Hillary tapped Kris Balderston, the hit list author, to keep the Clinton political network humming at State. A longtime lieutenant to both Clintons, Balderston, who called everyone “buddy,” liked to talk in salesman’s terms about Hillary’s “power to convene” and her commitment to making sure her partners could “do well by doing good.” What he meant was that Hillary could use the Clinton Rolodex to focus private-sector money, government power, and the expertise at colleges and nonprofits to solve global problems. At best, they would do a public service and make a buck. At worst, they would make a powerful friend. Balderston became, for lack of a better term, Hillary’s special ops guy at State.
“It’s more than raising money,” said one source familiar with the concept. “It’s networking other people’s intellectual property, networks, lists, that sort of thing. You need somebody who does more than just raise money.” Just like the Clinton Global Initiative.
But intellectual property and network expansion would have to wait—Hillary needed cash.

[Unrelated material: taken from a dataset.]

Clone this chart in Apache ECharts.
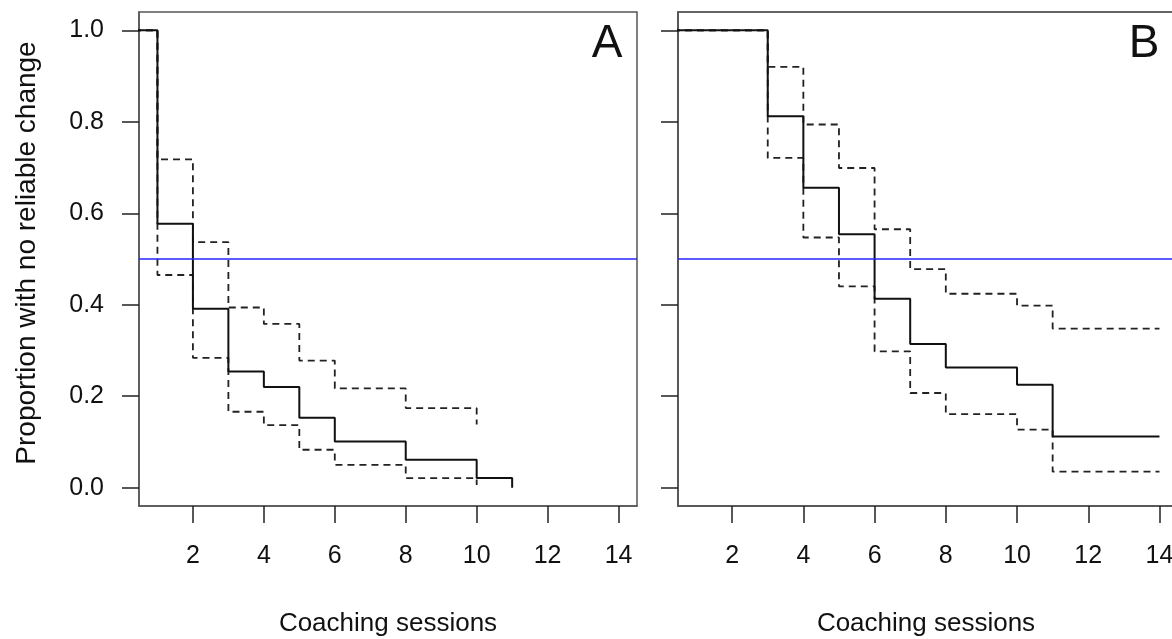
<!DOCTYPE html>
<html>
<head>
<meta charset="utf-8">
<script src="https://cdn.jsdelivr.net/npm/echarts@6/dist/echarts.min.js"></script>
<style>html,body{margin:0;padding:0;background:#fff;overflow:hidden;}#c{width:1182px;height:639px;}</style>
</head>
<body>
<div id="c"></div>
<script>
// ---- Data ----
var xTicks = [2, 4, 6, 8, 10, 12, 14];
var yTicks = [0, 0.2, 0.4, 0.6, 0.8, 1.0];
var refLine = 0.5;

// Panel A
var aTimes      = [0, 1, 2, 3, 4, 5, 6, 8, 10, 11];
var aSurv       = [1, 0.577, 0.391, 0.254, 0.220, 0.153, 0.101, 0.061, 0.021, 0];
var aCiTimes    = [0, 1, 2, 3, 4, 5, 6, 8, 10];
var aUpper      = [1, 0.718, 0.537, 0.394, 0.358, 0.278, 0.217, 0.174, 0.138];
var aLower      = [1, 0.465, 0.284, 0.166, 0.137, 0.083, 0.050, 0.021, 0.006];

// Panel B
var bTimes      = [0, 3, 4, 5, 6, 7, 8, 10, 11, 14];
var bSurv       = [1, 0.812, 0.656, 0.554, 0.413, 0.314, 0.263, 0.225, 0.112, 0.112];
var bUpper      = [1, 0.920, 0.794, 0.699, 0.565, 0.478, 0.424, 0.398, 0.348, 0.348];
var bLower      = [1, 0.721, 0.547, 0.440, 0.298, 0.207, 0.161, 0.127, 0.035, 0.035];

var FONT = "'Liberation Sans', Arial, sans-serif";

function pairs(xs, ys) { return xs.map(function (x, i) { return [x, ys[i]]; }); }

function xAxisCfg(idx) {
  return {
    type: 'value', gridIndex: idx, min: 0.48, max: 14.52,
    axisLine: { show: true, onZero: false, lineStyle: { color: '#555', width: 1.5 } },
    axisTick: { show: true, inside: false, length: 17, customValues: xTicks, lineStyle: { color: '#222', width: 1.5 } },
    axisLabel: { show: true, customValues: xTicks, margin: 38, color: '#111', fontSize: 25, fontFamily: FONT, hideOverlap: false },
    splitLine: { show: false }
  };
}
function yAxisCfg(idx, showLabels) {
  return {
    type: 'value', gridIndex: idx, min: -0.04, max: 1.04,
    axisLine: { show: true, onZero: false, lineStyle: { color: '#555', width: 1.5 } },
    axisTick: { show: true, inside: false, length: 17, customValues: yTicks, lineStyle: { color: '#222', width: 1.5 } },
    axisLabel: { show: showLabels, customValues: yTicks, margin: 35, color: '#111', fontSize: 25, fontFamily: FONT,
      formatter: function (v) { return Number(v).toFixed(1); } },
    splitLine: { show: false }
  };
}
function stepSeries(idx, data, dashed) {
  return {
    type: 'line', xAxisIndex: idx, yAxisIndex: idx, step: 'end', data: data,
    showSymbol: false, symbol: 'none', clip: true, silent: true, z: dashed ? 3 : 4,
    lineStyle: dashed ? { color: '#222', width: 1.8, type: [7, 5] } : { color: '#111', width: 2 }
  };
}
function blueLine(idx) {
  return {
    type: 'line', xAxisIndex: idx, yAxisIndex: idx, data: [], silent: true,
    markLine: { silent: true, symbol: 'none', label: { show: false },
      lineStyle: { color: '#2424ff', width: 1.7, type: 'solid' },
      data: [{ yAxis: refLine }] }
  };
}

var chart = echarts.init(document.getElementById('c'));
chart.setOption({
  animation: false,
  backgroundColor: '#fff',
  grid: [
    { left: 139, top: 12, width: 498, height: 494, show: true, borderColor: '#555', borderWidth: 1.5, containLabel: false },
    { left: 678, top: 12, width: 500, height: 494, show: true, borderColor: '#333', borderWidth: 1.5, containLabel: false }
  ],
  xAxis: [xAxisCfg(0), xAxisCfg(1)],
  yAxis: [yAxisCfg(0, true), yAxisCfg(1, false)],
  series: [
    blueLine(0),
    stepSeries(0, pairs(aCiTimes, aUpper), true),
    stepSeries(0, pairs(aCiTimes, aLower), true),
    stepSeries(0, pairs(aTimes, aSurv), false),
    blueLine(1),
    stepSeries(1, pairs(bTimes, bUpper), true),
    stepSeries(1, pairs(bTimes, bLower), true),
    stepSeries(1, pairs(bTimes, bSurv), false)
  ],
  graphic: [
    { type: 'text', x: 27, y: 253, rotation: Math.PI / 2,
      style: { text: 'Proportion with no reliable change', font: '28px ' + FONT, fill: '#111', align: 'center', verticalAlign: 'middle' } },
    { type: 'text', x: 388, y: 624,
      style: { text: 'Coaching sessions', font: '26px ' + FONT, fill: '#111', align: 'center', verticalAlign: 'middle' } },
    { type: 'text', x: 926, y: 624,
      style: { text: 'Coaching sessions', font: '26px ' + FONT, fill: '#111', align: 'center', verticalAlign: 'middle' } },
    { type: 'text', x: 607, y: 44,
      style: { text: 'A', font: '46px ' + FONT, fill: '#111', align: 'center', verticalAlign: 'middle' } },
    { type: 'text', x: 1144, y: 44,
      style: { text: 'B', font: '46px ' + FONT, fill: '#111', align: 'center', verticalAlign: 'middle' } }
  ]
});
</script>
</body>
</html>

Balderston was still setting up the office when Hillary approached him at the end of February 2009. “I have the first project for you,” she said. The job: raise more than $60 million from the private sector in nine months. In an era of billion-dollar presidential campaigns, that might not sound like much jack. But the government generally doesn’t raise money from the private sector, in large part because of the potential for corporate donors to give with the expectation that they will get specific government actions in return. Moreover, Congress and the Bush administration had shunned the very initiative Hillary wanted Balderston to execute.